I think there is currently no way of ensuring that tasks are spread out across
different machines because the scheduling logic does not take into account what
machine a slot is on. I currently see two workarounds:
- Let all operations have the same parallelism and only have 8 slots in your
cluster in total
- Let your sinks have parallelism 224 (same as the windows). I think multiple
sinks writing to the same Kafka partition should not be a problem.
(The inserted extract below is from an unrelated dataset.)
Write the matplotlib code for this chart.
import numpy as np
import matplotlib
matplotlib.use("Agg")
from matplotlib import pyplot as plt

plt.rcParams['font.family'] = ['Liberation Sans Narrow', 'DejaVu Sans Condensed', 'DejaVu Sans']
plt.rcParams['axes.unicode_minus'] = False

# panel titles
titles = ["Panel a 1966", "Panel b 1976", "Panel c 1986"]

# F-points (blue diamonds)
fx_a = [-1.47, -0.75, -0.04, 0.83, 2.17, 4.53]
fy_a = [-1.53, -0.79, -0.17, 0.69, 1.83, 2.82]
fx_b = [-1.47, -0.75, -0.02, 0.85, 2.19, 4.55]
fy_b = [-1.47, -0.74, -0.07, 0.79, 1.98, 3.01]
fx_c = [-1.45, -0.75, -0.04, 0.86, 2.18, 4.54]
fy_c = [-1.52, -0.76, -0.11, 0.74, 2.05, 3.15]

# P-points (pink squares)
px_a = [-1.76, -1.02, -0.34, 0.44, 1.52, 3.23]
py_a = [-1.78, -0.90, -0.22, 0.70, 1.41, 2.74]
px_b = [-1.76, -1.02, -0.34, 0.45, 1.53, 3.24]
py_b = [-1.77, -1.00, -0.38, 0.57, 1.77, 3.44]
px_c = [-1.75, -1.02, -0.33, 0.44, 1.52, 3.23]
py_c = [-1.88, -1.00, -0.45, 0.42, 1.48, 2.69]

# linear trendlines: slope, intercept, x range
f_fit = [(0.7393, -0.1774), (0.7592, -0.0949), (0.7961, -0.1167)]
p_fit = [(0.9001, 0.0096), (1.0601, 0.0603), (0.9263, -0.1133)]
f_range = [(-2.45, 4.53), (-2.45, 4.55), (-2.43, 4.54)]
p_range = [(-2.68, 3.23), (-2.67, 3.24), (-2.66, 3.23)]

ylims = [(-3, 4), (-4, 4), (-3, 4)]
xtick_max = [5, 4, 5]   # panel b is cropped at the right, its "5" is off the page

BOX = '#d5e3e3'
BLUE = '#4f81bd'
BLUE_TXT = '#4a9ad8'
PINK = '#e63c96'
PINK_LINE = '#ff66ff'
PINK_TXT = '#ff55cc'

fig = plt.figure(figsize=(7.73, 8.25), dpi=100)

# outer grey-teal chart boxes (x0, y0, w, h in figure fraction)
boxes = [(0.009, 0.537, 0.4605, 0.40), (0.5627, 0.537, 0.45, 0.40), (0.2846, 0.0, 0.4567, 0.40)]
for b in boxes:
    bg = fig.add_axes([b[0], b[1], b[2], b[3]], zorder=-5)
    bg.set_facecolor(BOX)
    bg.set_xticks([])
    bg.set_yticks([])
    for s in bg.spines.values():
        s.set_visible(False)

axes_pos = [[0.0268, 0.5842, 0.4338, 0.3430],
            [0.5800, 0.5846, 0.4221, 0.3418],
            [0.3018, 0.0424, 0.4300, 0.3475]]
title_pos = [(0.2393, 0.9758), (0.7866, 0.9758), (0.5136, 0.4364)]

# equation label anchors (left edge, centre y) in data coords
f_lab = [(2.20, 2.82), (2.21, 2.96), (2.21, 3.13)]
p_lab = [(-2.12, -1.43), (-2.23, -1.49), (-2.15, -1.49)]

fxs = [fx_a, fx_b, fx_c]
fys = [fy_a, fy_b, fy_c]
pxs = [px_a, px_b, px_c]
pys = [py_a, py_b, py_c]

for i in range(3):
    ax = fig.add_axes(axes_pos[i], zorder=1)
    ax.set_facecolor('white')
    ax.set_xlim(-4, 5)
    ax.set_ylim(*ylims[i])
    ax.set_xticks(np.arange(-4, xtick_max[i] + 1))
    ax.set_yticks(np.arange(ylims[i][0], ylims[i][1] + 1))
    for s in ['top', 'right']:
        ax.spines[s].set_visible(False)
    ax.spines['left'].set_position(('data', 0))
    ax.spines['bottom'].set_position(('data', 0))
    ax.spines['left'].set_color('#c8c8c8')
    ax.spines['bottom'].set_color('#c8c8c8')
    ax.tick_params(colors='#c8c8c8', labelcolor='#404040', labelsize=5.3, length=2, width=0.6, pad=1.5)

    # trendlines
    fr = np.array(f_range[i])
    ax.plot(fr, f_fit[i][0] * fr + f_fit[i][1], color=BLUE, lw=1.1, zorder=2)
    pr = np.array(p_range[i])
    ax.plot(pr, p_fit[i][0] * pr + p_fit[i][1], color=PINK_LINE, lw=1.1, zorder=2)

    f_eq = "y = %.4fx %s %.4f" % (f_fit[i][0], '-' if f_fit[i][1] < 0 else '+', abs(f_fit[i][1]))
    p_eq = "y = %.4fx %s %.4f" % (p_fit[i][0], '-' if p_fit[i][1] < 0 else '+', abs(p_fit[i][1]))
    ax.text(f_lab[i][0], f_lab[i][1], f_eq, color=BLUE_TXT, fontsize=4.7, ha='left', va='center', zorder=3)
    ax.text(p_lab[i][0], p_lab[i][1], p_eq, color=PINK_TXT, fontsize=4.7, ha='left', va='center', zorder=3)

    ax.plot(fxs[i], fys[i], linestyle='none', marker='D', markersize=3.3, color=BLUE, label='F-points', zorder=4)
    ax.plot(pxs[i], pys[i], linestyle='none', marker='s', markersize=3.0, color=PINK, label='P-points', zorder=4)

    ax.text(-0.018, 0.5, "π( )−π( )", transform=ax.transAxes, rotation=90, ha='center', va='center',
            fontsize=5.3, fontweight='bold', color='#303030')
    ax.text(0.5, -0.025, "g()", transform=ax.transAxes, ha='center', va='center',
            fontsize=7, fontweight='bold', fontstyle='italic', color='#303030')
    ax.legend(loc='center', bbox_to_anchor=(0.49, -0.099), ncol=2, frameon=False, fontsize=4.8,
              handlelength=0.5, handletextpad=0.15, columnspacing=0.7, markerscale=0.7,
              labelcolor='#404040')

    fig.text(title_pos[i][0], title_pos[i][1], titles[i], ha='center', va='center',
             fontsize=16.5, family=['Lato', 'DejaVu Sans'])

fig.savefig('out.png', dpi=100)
Unless
that's a problem in your setup, of course.
What do you think?
> On 2. Mar 2018, at 06:55, Dongwon Kim <eastcirc...@gmail.com> wrote:
> We have a standalone cluster where 1 JM and 7 TMs are running on 8 servers.
> We have total 224 cores (as each TM has 32 slots) and we want to use all
> slots for a single streaming job.
> The single job roughly consists of the following three types of tasks:
> - Kafka source tasks (Parallelism : 7 as the number of partitions in the
> input topic is 7)
> - Session window tasks (Parallelism : 224)
> - Kafka sink tasks (Parallelism : 7 as the number of partitions in the
> output topic is 7)
> We want 7 sources and 7 sinks to be evenly scheduled over different nodes.
> Source tasks are scheduled as wanted (see "1 source.png").
> <1 source.png>
> However, sink tasks are scheduled on a single node (see "2 sink.png").
> <2 sink.png>
> As we use the whole standalone only for a single job, this scheduling
> behavior causes the output of all the 224 session window tasks to be sent to
> a single physical machine.
> Is it because locality is only considered in Kafka source?
> I also check that different partitions are taken care by different brokers
> for both of the input topic and the output topic in Kafka.
> Do I miss something in order to spread Kafka sink tasks over different nodes?
> - Dongwon